Health Minister Eric Hoskins had received a report that said the registry’s annual budget was just over $2.5 million in 2014-15. Reports said that the agency hired to administer the registry did not conduct sufficient background criminal checks, including education and employment records of more than 30,000 PSWs.
Deborah Simon, chief executive officer of the not-for-profit Ontario Community Support Association, which ran the registry said that her team “did the best we could realistically manage with the resources and timeline assigned to us.”
She said “certain parts of the report are inaccurate or lack context to the point of being misleading.”
The registry was launched in 2011 and the then health minister Deb Matthews had promised that the registry would offer greater accountability and transparency and that clients and family caregivers would use the registry to inform their hiring decisions.
But the site’s search function was shut down by the registry and the clients were asked to conduct their own research and screening process to hire a personal support worker.
“The registry did not provide assurance that registered PSWs were competent and safe to practise, therefore, clients and family caregivers could not rely on the registry to make informed choices,” stated the report, which was prepared for the Health Ministry by Britain’s Professional Standards Authority for Health and Social Care.

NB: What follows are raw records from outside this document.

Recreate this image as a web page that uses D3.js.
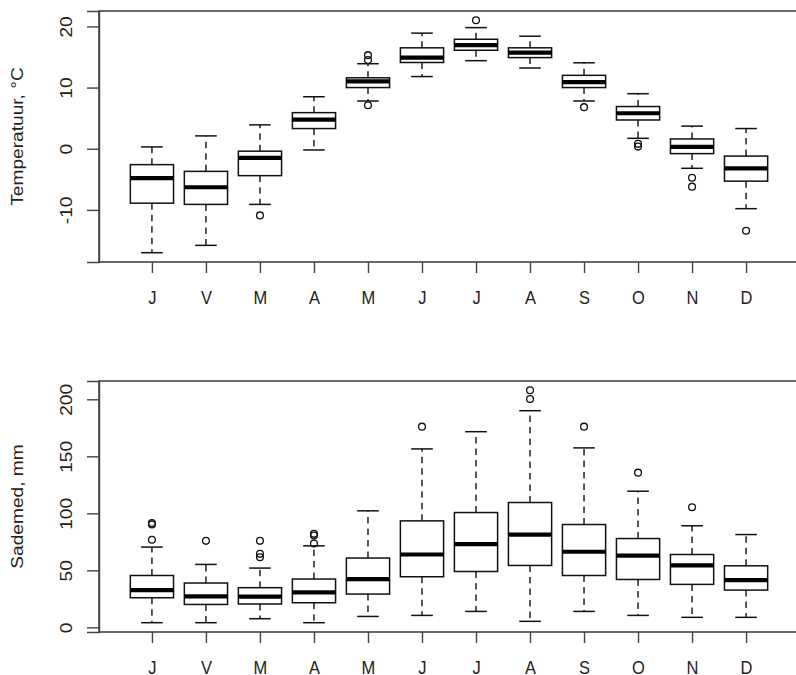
<!DOCTYPE html>
<html>
<head>
<meta charset="utf-8">
<script src="https://cdn.jsdelivr.net/npm/d3@7/dist/d3.min.js"></script>
<style>
  html, body { margin: 0; padding: 0; background: #fff; }
  svg { display: block; }
  text { font-family: "Liberation Sans", Arial, Helvetica, sans-serif; fill: #222; }
</style>
</head>
<body>
<svg id="chart" width="796" height="675"></svg>
<script>
// ---- Data ----
const months = ["J", "V", "M", "A", "M", "J", "J", "A", "S", "O", "N", "D"];

// Temperature (°C)
const tempLow  = [-17.0, -15.8, -9.1, -0.2,  7.8, 11.8, 14.4, 13.2,  7.8, 1.7, -3.2, -9.8];
const tempQ1   = [ -8.9,  -9.1, -4.4,  3.3, 10.0, 14.1, 16.1, 14.9, 10.0, 4.7, -0.8, -5.3];
const tempMed  = [ -4.8,  -6.3, -1.5,  4.75, 11.0, 14.9, 16.95, 15.7, 10.9, 5.8, 0.3, -3.2];
const tempQ3   = [ -2.6,  -3.7, -0.4,  5.9, 11.6, 16.5, 17.9, 16.5, 12.0, 6.9, 1.6, -1.2];
const tempHigh = [  0.3,   2.1,  3.9,  8.5, 13.9, 18.9, 19.8, 18.4, 14.05, 9.0, 3.7, 3.3];
const tempOut  = [[], [], [-10.9], [], [15.3, 14.5, 7.1], [], [21.0], [], [6.8], [0.8, 0.35], [-4.75, -6.2], [-13.4]];
const tempTicks = [-10, 0, 10, 20];
const tempTitle = "Temperatuur, °C";

// Precipitation (mm)
const precLow  = [ 4.1,  4.1,  7.6,  4.1,   9.6,  10.5,  14.0,   5.3,  14.0,  10.5,   8.8,  8.8];
const precQ1   = [26.0, 20.1, 20.5, 21.6,  29.2,  44.4,  49.0,  54.3,  45.5,  42.0,  37.7, 32.7];
const precMed  = [32.7, 27.2, 26.9, 30.7,  42.4,  63.9,  73.0,  81.4,  66.3,  63.0,  54.3, 41.5];
const precQ3   = [45.5, 38.9, 34.8, 42.4,  60.8,  93.4, 100.7, 109.5,  90.2,  77.9,  63.9, 54.0];
const precHigh = [70.4, 55.2, 52.0, 71.5, 102.2, 156.5, 171.6, 190.0, 157.4, 119.4,  89.1, 81.4];
const precOut  = [[91.5, 90.3, 76.8], [75.9], [75.9, 64.5, 61.5], [82.0, 80.5, 73.5], [], [176.0], [], [207.9, 200.3], [176.0], [135.7], [105.4], []];
const precTicks = [0, 50, 100, 150, 200];
const precTitle = "Sademed, mm";

// ---- Drawing ----
const svg = d3.select("#chart");
const FS = 16.5, VS = 1.16;   // font size and vertical stretch of the original image

function panel(opts) {
  const { top, bottom, low, q1, med, q3, high, out, ticks, title } = opts;
  const left = 99, right = 799;
  const n = months.length;
  const x = d3.scaleLinear().domain([0.5 - 0.04 * n, n + 0.5 + 0.04 * n]).range([left, right]);
  const allVals = low.concat(high, out.flat());
  const mn = d3.min(allVals), mx = d3.max(allVals), pad = 0.04 * (mx - mn);
  const y = d3.scaleLinear().domain([mn - pad, mx + pad]).range([bottom, top]);

  const g = svg.append("g");
  const bw = (x(1.4) - x(1)) ; // half box width (boxwex 0.8)
  const sw = bw / 2;           // half staple width

  const data = months.map((m, i) => ({ i, m, lo: low[i], q1: q1[i], med: med[i], q3: q3[i], hi: high[i], out: out[i] }));
  const boxes = g.selectAll("g.box").data(data).join("g").attr("class", "box");

  // whiskers (dashed)
  boxes.append("line")
    .attr("x1", d => x(d.i + 1)).attr("x2", d => x(d.i + 1))
    .attr("y1", d => y(d.q3)).attr("y2", d => y(d.hi))
    .attr("stroke", "#111").attr("stroke-width", 1.4).attr("stroke-dasharray", "6.5,5");
  boxes.append("line")
    .attr("x1", d => x(d.i + 1)).attr("x2", d => x(d.i + 1))
    .attr("y1", d => y(d.q1)).attr("y2", d => y(d.lo))
    .attr("stroke", "#111").attr("stroke-width", 1.4).attr("stroke-dasharray", "6.5,5");
  // staples
  boxes.append("line")
    .attr("x1", d => x(d.i + 1) - sw).attr("x2", d => x(d.i + 1) + sw)
    .attr("y1", d => y(d.hi)).attr("y2", d => y(d.hi))
    .attr("stroke", "#111").attr("stroke-width", 1.5);
  boxes.append("line")
    .attr("x1", d => x(d.i + 1) - sw).attr("x2", d => x(d.i + 1) + sw)
    .attr("y1", d => y(d.lo)).attr("y2", d => y(d.lo))
    .attr("stroke", "#111").attr("stroke-width", 1.5);
  // box
  boxes.append("rect")
    .attr("x", d => x(d.i + 1) - bw).attr("width", 2 * bw)
    .attr("y", d => y(d.q3)).attr("height", d => y(d.q1) - y(d.q3))
    .attr("fill", "#fff").attr("stroke", "#111").attr("stroke-width", 1.5);
  // median
  boxes.append("line")
    .attr("x1", d => x(d.i + 1) - bw).attr("x2", d => x(d.i + 1) + bw)
    .attr("y1", d => y(d.med)).attr("y2", d => y(d.med))
    .attr("stroke", "#000").attr("stroke-width", 4.2);
  // outliers
  boxes.selectAll("circle").data(d => d.out.map(v => ({ i: d.i, v }))).join("circle")
    .attr("cx", d => x(d.i + 1)).attr("cy", d => y(d.v)).attr("r", 3.4)
    .attr("fill", "none").attr("stroke", "#111").attr("stroke-width", 1.3);

  // frame
  g.append("rect").attr("x", left).attr("y", top).attr("width", right - left).attr("height", bottom - top)
    .attr("fill", "none").attr("stroke", "#444").attr("stroke-width", 1.6);

  // y axis
  const ya = g.append("g").attr("transform", `translate(${left},0)`)
    .call(d3.axisLeft(y).tickValues(ticks).tickSize(12).tickFormat(d3.format("d")));
  ya.select(".domain").attr("stroke", "#444").attr("stroke-width", 1.4);
  ya.selectAll(".tick line").attr("stroke", "#444").attr("stroke-width", 1.4);
  ya.selectAll(".tick text").remove();
  ya.selectAll(".tick").append("text")
    .attr("transform", `translate(${72 - left},0) scale(1,${VS}) rotate(-90)`)
    .attr("text-anchor", "middle").attr("font-size", FS).attr("fill", "#222")
    .attr("font-family", "Liberation Sans, Arial, sans-serif")
    .text(d => String(d).replace("-", "-"));

  // x axis
  const xa = g.append("g").attr("transform", `translate(0,${bottom})`)
    .call(d3.axisBottom(x).tickValues(d3.range(1, n + 1)).tickSize(11).tickFormat(""));
  xa.select(".domain").remove();
  xa.selectAll(".tick line").attr("stroke", "#444").attr("stroke-width", 1.4);
  xa.selectAll(".tick").append("text")
    .attr("transform", `translate(0,42) scale(1,${VS})`)
    .attr("text-anchor", "middle").attr("font-size", FS).attr("fill", "#222")
    .attr("font-family", "Liberation Sans, Arial, sans-serif")
    .text(d => months[d - 1]);

  // y title
  g.append("text")
    .attr("transform", `translate(23,${(top + bottom) / 2}) scale(1,${VS}) rotate(-90)`)
    .attr("text-anchor", "middle").attr("font-size", FS)
    .text(title);
}

panel({ top: 11, bottom: 262, low: tempLow, q1: tempQ1, med: tempMed, q3: tempQ3, high: tempHigh, out: tempOut, ticks: tempTicks, title: tempTitle });
panel({ top: 381, bottom: 632, low: precLow, q1: precQ1, med: precMed, q3: precQ3, high: precHigh, out: precOut, ticks: precTicks, title: precTitle });
</script>
</body>
</html>
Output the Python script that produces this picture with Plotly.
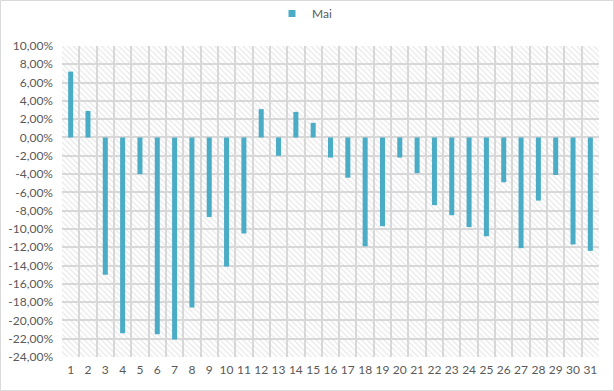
import plotly.graph_objects as go

days = list(range(1, 32))
mai = [7.2, 2.9, -15.0, -21.4, -4.0, -21.5, -22.1, -18.6, -8.7, -14.1,
       -10.5, 3.1, -2.0, 2.8, 1.6, -2.2, -4.4, -11.9, -9.7, -2.2,
       -3.9, -7.4, -8.5, -9.8, -10.8, -4.9, -12.1, -6.9, -4.1, -11.7, -12.4]
y_ticks = list(range(-24, 11, 2))
y_labels = [f"{v:.2f}".replace(".", ",") + "%" for v in y_ticks]

y_min, y_max = -24, 10
x_min, x_max = 0.5, 31.5
bar_color = "#4BACC6"

W, H = 614, 391
ml, mr, mt, mb = 62, 15, 46, 34
pw, ph = W - ml - mr, H - mt - mb

fig = go.Figure()

# hatched plot-area background (one bar spanning the whole plot area)
fig.add_trace(go.Bar(
    x=[(x_min + x_max) / 2], y=[y_max - y_min], base=[y_min], width=[x_max - x_min],
    marker=dict(color="rgba(0,0,0,0)", line=dict(width=0),
                pattern=dict(shape="\\", fgcolor="#d0d0d0", bgcolor="rgba(0,0,0,0)",
                             size=4, solidity=0.3)),
    hoverinfo="skip", showlegend=False))

fig.add_trace(go.Bar(x=days, y=mai, name="Mai", marker_color=bar_color,
                     marker_line_width=0, width=0.29, showlegend=False))

# legend entry with a small square key
fig.add_trace(go.Scatter(x=[None], y=[None], mode="markers", name="Mai",
                         marker=dict(symbol="square", size=7, color=bar_color)))

fig.update_layout(
    width=W, height=H,
    margin=dict(l=ml, r=mr, t=mt, b=mb, autoexpand=False),
    barmode="overlay",
    paper_bgcolor="white", plot_bgcolor="white",
    font=dict(family="Lato, Open Sans, sans-serif", size=12, color="#595959"),
    showlegend=True,
    legend=dict(orientation="h", x=0.5 - 26 / pw, xanchor="center", y=1 + (46 - 28) / ph,
                yanchor="bottom", bgcolor="rgba(0,0,0,0)", itemwidth=30,
                font=dict(size=12, color="#595959")),
    xaxis=dict(range=[x_min, x_max], tickmode="array", tickvals=days,
               ticktext=[str(d) for d in days], showgrid=False, zeroline=False,
               ticks="", showline=False, ticklabelstandoff=4,
               minor=dict(tickmode="array", tickvals=[d + 0.5 for d in [0] + days],
                          showgrid=True, gridcolor="#d9d9d9", gridwidth=1.5, ticks="")),
    yaxis=dict(range=[y_min, y_max], tickmode="array", tickvals=y_ticks,
               ticktext=y_labels, showgrid=True, gridcolor="#d9d9d9", gridwidth=1.5,
               zeroline=False, ticks="", ticklabelstandoff=8, showline=False),
    shapes=[dict(type="rect", xref="paper", yref="paper",
                 x0=(0.5 - ml) / pw, x1=(W - 0.5 - ml) / pw,
                 y0=-(mb - 0.5) / ph, y1=(ph + mt - 0.5) / ph,
                 line=dict(color="#d9d9d9", width=1), layer="below")],
)

fig.write_html("out.html", config={"displayModeBar": False},
               post_script="document.body.style.margin='0';")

While the registry required applicants to provide information about their education and training, they did not stress the need to provide certified copies of training. The registry did not emphasize about the currency of their certification or updating of their training.
The registry neither set the time for which a PSW would be required to work nor there was a policy or procedure in place to suspend registrants or to update the database.
Simon said that her group focused on the government’s primary objective to employ as many PSWs as possible and pointed out that this was one area in which the ministry’s “very ambitious goals for the registry conflicted with one another.”
“For example, the extremely thorough vetting that would have been required for the registry to be a stand-alone solution to ensuring public safety could not be easily reconciled with the requirement that we register as many PSWs as possible, from across the province, at absolutely no cost to the PSW and very little inconvenience to registrants, on a very short timeline,” she said.
Ferrier, who leads Ontario PSW Association was not won over by Simon’s defence.
“As an association, we’re trying to set a standard,” Ferrier said. “In health care, there is no room for being wrong.”
“Right now, with the majority of personal support workers, you don’t know who’s knocking at your door,” Ferrier said. “You’re just trusting they are who they say they are. Mandatory governance is necessary to fix that problem."
“As the association that represents tens of thousands of PSWs in Ontario — we provide standards of practice and accountability — we are more than prepared to work with the government to make that happen.”
Reports said the government was working with its partners on a long-term strategy but no final decisions had yet been made.